Researchers at The Korea Advanced Institute of Science and Technology (KAIST) have designed an ultrathin display that can project dynamic, multi-colored, 3D holographic images. The result of the study was published in Nature Communications.

The system's critical component is a thin film of titanium filled with tiny holes that precisely correspond with each pixel in a liquid crystal display (LCD) panel. This film acts as a 'photon sieve' - each pinhole diffracts light emerging from them widely, resulting in a high-definition 3D image observable from a wide angle.

(Image: KAIST)

The entire system is a 1.8-inch off-the-shelf LCD panel with a resolution of 1024 x 768. The titanium film, attached to the back of the panel, is 300 nanometers thick.

"Our approach suggests that holographic displays could be projected from thin devices, like a cell phone," says Professor YongKeun Park, a physicist at KAIST who led the research.
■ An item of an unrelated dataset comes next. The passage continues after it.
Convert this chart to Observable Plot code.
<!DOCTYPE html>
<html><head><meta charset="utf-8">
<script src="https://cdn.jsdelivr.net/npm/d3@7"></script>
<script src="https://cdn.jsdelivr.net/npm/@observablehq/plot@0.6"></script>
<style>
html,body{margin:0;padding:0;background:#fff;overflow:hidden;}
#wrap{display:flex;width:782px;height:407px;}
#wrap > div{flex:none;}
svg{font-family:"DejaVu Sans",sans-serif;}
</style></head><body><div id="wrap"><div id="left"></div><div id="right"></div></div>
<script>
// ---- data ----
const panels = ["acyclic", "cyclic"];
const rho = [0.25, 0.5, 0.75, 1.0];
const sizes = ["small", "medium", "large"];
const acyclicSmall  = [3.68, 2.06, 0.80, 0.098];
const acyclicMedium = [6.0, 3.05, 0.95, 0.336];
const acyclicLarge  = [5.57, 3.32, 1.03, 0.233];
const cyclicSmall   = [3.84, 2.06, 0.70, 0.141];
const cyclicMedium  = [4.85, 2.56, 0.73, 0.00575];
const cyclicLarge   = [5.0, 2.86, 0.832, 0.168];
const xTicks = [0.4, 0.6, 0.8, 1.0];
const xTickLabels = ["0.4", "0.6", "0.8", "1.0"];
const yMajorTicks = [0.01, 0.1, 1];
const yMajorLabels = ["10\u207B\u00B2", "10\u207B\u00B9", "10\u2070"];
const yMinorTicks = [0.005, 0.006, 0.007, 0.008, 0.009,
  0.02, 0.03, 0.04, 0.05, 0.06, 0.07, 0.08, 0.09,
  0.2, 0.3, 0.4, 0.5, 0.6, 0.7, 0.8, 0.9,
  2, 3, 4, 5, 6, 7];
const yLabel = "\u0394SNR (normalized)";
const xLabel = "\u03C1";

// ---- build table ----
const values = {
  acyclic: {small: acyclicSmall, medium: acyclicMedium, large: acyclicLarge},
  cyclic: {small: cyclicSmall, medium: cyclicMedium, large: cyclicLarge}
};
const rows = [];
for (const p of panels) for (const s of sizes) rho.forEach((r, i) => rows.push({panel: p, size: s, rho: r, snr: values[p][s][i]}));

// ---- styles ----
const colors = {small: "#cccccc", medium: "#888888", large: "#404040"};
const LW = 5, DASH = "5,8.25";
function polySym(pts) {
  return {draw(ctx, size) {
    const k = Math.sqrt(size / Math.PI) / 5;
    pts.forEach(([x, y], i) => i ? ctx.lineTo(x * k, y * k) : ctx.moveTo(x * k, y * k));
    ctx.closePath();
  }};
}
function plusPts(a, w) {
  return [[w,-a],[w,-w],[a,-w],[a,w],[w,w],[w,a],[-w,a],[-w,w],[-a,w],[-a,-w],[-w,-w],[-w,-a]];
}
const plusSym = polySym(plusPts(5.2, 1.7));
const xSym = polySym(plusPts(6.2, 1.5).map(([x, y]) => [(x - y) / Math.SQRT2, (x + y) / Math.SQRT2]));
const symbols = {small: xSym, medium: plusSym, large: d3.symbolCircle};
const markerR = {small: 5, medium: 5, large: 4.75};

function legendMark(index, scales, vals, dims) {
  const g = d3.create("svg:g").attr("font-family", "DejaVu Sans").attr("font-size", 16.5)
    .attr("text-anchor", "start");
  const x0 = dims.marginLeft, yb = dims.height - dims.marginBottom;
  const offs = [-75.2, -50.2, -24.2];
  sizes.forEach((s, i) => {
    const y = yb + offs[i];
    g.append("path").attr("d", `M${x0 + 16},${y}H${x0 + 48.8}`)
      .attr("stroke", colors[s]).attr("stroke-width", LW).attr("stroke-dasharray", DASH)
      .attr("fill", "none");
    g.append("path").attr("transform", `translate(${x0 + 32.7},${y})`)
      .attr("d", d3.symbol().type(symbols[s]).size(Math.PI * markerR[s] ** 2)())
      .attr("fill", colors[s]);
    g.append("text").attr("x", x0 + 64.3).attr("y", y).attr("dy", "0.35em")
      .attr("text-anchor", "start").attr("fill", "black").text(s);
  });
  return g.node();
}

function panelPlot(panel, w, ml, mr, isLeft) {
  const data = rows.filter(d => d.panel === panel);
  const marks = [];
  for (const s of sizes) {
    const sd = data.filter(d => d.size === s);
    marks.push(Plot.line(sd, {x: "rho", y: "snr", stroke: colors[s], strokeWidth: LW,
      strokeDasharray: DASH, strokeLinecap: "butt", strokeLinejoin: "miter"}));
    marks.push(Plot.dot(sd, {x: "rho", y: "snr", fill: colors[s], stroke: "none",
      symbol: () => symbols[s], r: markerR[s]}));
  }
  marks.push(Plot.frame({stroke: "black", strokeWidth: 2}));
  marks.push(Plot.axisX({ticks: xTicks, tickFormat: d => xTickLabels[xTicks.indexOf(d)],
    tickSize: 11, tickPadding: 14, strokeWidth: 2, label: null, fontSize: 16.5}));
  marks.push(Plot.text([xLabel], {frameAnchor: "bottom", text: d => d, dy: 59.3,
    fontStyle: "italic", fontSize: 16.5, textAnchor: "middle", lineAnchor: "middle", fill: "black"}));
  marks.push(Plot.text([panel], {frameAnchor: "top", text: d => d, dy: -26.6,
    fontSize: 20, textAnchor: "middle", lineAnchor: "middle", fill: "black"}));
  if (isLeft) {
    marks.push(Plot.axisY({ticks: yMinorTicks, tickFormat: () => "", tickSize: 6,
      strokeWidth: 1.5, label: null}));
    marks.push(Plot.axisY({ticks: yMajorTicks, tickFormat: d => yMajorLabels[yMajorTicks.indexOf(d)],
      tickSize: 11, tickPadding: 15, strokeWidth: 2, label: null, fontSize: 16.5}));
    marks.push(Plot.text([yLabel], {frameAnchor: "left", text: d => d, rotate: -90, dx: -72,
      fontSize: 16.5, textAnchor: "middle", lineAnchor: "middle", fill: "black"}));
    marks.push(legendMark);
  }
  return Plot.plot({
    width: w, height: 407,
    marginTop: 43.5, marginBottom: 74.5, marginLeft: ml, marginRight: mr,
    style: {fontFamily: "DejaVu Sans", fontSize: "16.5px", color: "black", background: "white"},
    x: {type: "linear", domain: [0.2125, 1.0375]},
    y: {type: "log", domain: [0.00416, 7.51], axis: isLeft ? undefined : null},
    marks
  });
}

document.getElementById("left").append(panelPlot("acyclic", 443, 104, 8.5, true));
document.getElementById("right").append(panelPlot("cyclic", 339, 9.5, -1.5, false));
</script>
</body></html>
The team demonstrated their approach by producing a hologram of a moving, tri-colored cube.

(Image: KAIST)

Specifically, the images are made by pointing differently colored laser beams made of parallel light rays at the small LCD panel. The photon sieve has a hole for each pixel in the LCD panel. The holes are precisely positioned to correspond to the pixel's active area. The pinholes diffract the light emerging from them, producing 3D images.

Applications for holograms have been limited by cumbersome techniques, high computation requirements, and poor image quality. Improving current techniques could lead to a wide variety of applications, including 3D cinema viewing without the need for glasses, watching holographic videos on television and smart phone screens.